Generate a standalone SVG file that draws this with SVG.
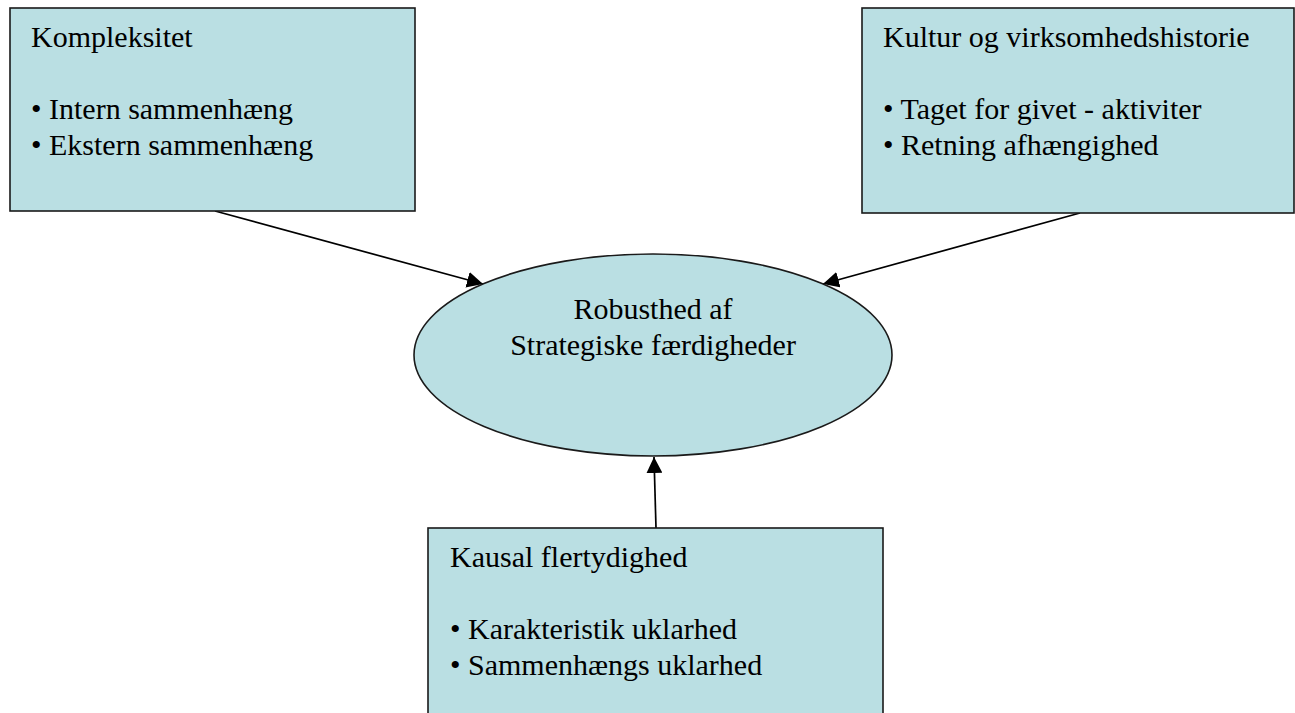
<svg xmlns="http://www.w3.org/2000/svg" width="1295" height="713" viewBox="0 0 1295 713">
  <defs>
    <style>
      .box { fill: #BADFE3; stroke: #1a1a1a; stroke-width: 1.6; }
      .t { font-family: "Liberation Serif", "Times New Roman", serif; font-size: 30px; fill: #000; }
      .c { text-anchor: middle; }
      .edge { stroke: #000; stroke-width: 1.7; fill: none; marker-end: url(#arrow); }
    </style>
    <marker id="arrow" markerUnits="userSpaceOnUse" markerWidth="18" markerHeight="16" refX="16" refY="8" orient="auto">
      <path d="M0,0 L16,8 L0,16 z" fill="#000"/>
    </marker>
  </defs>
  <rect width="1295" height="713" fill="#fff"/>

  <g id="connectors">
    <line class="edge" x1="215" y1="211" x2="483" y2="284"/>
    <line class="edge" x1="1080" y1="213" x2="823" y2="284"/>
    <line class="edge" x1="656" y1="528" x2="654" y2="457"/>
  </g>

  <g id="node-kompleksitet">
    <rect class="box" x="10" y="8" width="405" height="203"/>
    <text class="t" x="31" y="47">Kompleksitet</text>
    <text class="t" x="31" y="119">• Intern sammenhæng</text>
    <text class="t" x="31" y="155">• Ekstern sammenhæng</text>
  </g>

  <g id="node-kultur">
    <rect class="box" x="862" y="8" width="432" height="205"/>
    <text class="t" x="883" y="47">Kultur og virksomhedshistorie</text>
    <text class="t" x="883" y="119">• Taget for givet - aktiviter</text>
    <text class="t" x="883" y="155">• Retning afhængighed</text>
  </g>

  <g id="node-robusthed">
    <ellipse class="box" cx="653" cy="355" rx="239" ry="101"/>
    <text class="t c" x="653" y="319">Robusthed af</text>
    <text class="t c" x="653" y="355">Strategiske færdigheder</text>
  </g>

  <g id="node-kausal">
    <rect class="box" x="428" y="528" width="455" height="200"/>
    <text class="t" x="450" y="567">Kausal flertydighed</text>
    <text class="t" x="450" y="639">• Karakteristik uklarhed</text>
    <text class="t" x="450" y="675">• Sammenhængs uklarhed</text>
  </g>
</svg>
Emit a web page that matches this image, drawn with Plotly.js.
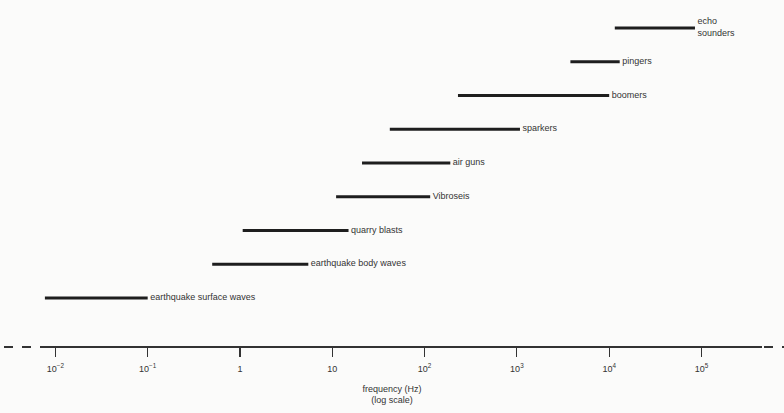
========
GIVEN INSTRUCTION: Do not copy the pictures, but repeat every line exactly.

ANSWER FOR THIS EXERCISE:
Generate a standalone SVG file that draws this with SVG.
<svg xmlns="http://www.w3.org/2000/svg" width="1295" height="713" viewBox="0 0 1295 713">
  <defs>
    <style>
      .box { fill: #BADFE3; stroke: #1a1a1a; stroke-width: 1.6; }
      .t { font-family: "Liberation Serif", "Times New Roman", serif; font-size: 30px; fill: #000; }
      .c { text-anchor: middle; }
      .edge { stroke: #000; stroke-width: 1.7; fill: none; marker-end: url(#arrow); }
    </style>
    <marker id="arrow" markerUnits="userSpaceOnUse" markerWidth="18" markerHeight="16" refX="16" refY="8" orient="auto">
      <path d="M0,0 L16,8 L0,16 z" fill="#000"/>
    </marker>
  </defs>
  <rect width="1295" height="713" fill="#fff"/>

  <g id="connectors">
    <line class="edge" x1="215" y1="211" x2="483" y2="284"/>
    <line class="edge" x1="1080" y1="213" x2="823" y2="284"/>
    <line class="edge" x1="656" y1="528" x2="654" y2="457"/>
  </g>

  <g id="node-kompleksitet">
    <rect class="box" x="10" y="8" width="405" height="203"/>
    <text class="t" x="31" y="47">Kompleksitet</text>
    <text class="t" x="31" y="119">• Intern sammenhæng</text>
    <text class="t" x="31" y="155">• Ekstern sammenhæng</text>
  </g>

  <g id="node-kultur">
    <rect class="box" x="862" y="8" width="432" height="205"/>
    <text class="t" x="883" y="47">Kultur og virksomhedshistorie</text>
    <text class="t" x="883" y="119">• Taget for givet - aktiviter</text>
    <text class="t" x="883" y="155">• Retning afhængighed</text>
  </g>

  <g id="node-robusthed">
    <ellipse class="box" cx="653" cy="355" rx="239" ry="101"/>
    <text class="t c" x="653" y="319">Robusthed af</text>
    <text class="t c" x="653" y="355">Strategiske færdigheder</text>
  </g>

  <g id="node-kausal">
    <rect class="box" x="428" y="528" width="455" height="200"/>
    <text class="t" x="450" y="567">Kausal flertydighed</text>
    <text class="t" x="450" y="639">• Karakteristik uklarhed</text>
    <text class="t" x="450" y="675">• Sammenhængs uklarhed</text>
  </g>
</svg>
Emit a web page that matches this image, drawn with Plotly.js.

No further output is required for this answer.